━━━━━ PROVIDED DATA

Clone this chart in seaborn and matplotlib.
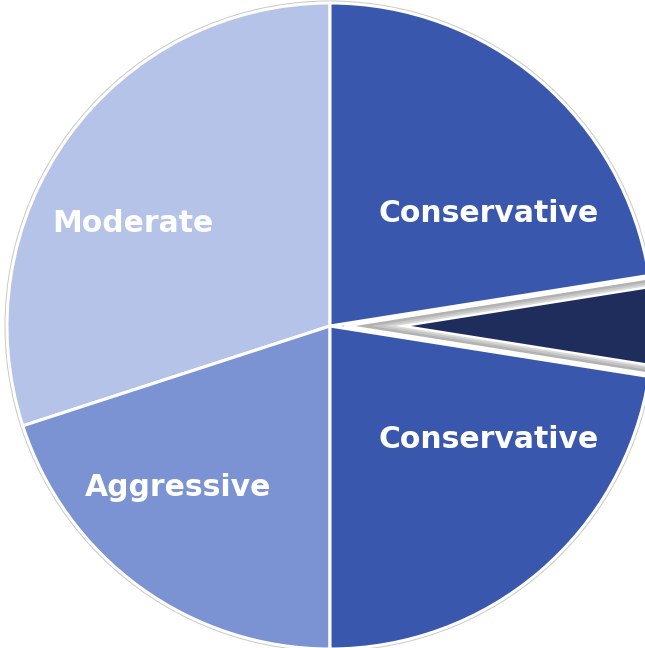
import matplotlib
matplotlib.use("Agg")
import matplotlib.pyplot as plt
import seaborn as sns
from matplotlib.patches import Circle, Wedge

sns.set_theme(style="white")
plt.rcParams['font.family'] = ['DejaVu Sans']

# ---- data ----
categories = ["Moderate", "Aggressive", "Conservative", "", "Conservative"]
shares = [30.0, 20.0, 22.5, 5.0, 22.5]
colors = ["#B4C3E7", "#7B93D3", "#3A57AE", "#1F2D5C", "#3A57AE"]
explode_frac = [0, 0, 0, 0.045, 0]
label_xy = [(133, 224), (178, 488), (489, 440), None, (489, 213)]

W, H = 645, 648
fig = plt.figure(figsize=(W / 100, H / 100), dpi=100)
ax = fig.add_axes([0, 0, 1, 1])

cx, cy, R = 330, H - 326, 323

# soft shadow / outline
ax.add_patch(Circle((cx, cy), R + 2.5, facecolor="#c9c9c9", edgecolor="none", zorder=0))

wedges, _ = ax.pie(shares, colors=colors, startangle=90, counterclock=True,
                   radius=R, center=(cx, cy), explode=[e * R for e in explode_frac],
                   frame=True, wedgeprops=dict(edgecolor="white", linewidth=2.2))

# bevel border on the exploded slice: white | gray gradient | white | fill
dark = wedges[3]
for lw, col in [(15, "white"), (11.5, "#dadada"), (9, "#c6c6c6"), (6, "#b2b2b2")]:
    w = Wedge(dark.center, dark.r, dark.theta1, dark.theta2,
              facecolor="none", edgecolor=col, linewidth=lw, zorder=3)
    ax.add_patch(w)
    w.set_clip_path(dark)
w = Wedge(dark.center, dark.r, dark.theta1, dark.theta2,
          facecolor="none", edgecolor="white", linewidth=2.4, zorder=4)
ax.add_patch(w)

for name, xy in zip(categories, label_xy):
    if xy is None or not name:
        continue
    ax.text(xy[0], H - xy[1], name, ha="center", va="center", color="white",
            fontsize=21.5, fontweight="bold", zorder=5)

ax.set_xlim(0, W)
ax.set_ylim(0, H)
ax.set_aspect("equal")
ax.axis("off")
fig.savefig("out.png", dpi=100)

━━━━━━━━━━

__EXERCISE DESCRIPTION__
Write the listing above out again exactly, dropping each image.

__WRITTEN RESPONSE__
Clone this chart in seaborn and matplotlib.
import matplotlib
matplotlib.use("Agg")
import matplotlib.pyplot as plt
import seaborn as sns
from matplotlib.patches import Circle, Wedge

sns.set_theme(style="white")
plt.rcParams['font.family'] = ['DejaVu Sans']

# ---- data ----
categories = ["Moderate", "Aggressive", "Conservative", "", "Conservative"]
shares = [30.0, 20.0, 22.5, 5.0, 22.5]
colors = ["#B4C3E7", "#7B93D3", "#3A57AE", "#1F2D5C", "#3A57AE"]
explode_frac = [0, 0, 0, 0.045, 0]
label_xy = [(133, 224), (178, 488), (489, 440), None, (489, 213)]

W, H = 645, 648
fig = plt.figure(figsize=(W / 100, H / 100), dpi=100)
ax = fig.add_axes([0, 0, 1, 1])

cx, cy, R = 330, H - 326, 323

# soft shadow / outline
ax.add_patch(Circle((cx, cy), R + 2.5, facecolor="#c9c9c9", edgecolor="none", zorder=0))

wedges, _ = ax.pie(shares, colors=colors, startangle=90, counterclock=True,
                   radius=R, center=(cx, cy), explode=[e * R for e in explode_frac],
                   frame=True, wedgeprops=dict(edgecolor="white", linewidth=2.2))

# bevel border on the exploded slice: white | gray gradient | white | fill
dark = wedges[3]
for lw, col in [(15, "white"), (11.5, "#dadada"), (9, "#c6c6c6"), (6, "#b2b2b2")]:
    w = Wedge(dark.center, dark.r, dark.theta1, dark.theta2,
              facecolor="none", edgecolor=col, linewidth=lw, zorder=3)
    ax.add_patch(w)
    w.set_clip_path(dark)
w = Wedge(dark.center, dark.r, dark.theta1, dark.theta2,
          facecolor="none", edgecolor="white", linewidth=2.4, zorder=4)
ax.add_patch(w)

for name, xy in zip(categories, label_xy):
    if xy is None or not name:
        continue
    ax.text(xy[0], H - xy[1], name, ha="center", va="center", color="white",
            fontsize=21.5, fontweight="bold", zorder=5)

ax.set_xlim(0, W)
ax.set_ylim(0, H)
ax.set_aspect("equal")
ax.axis("off")
fig.savefig("out.png", dpi=100)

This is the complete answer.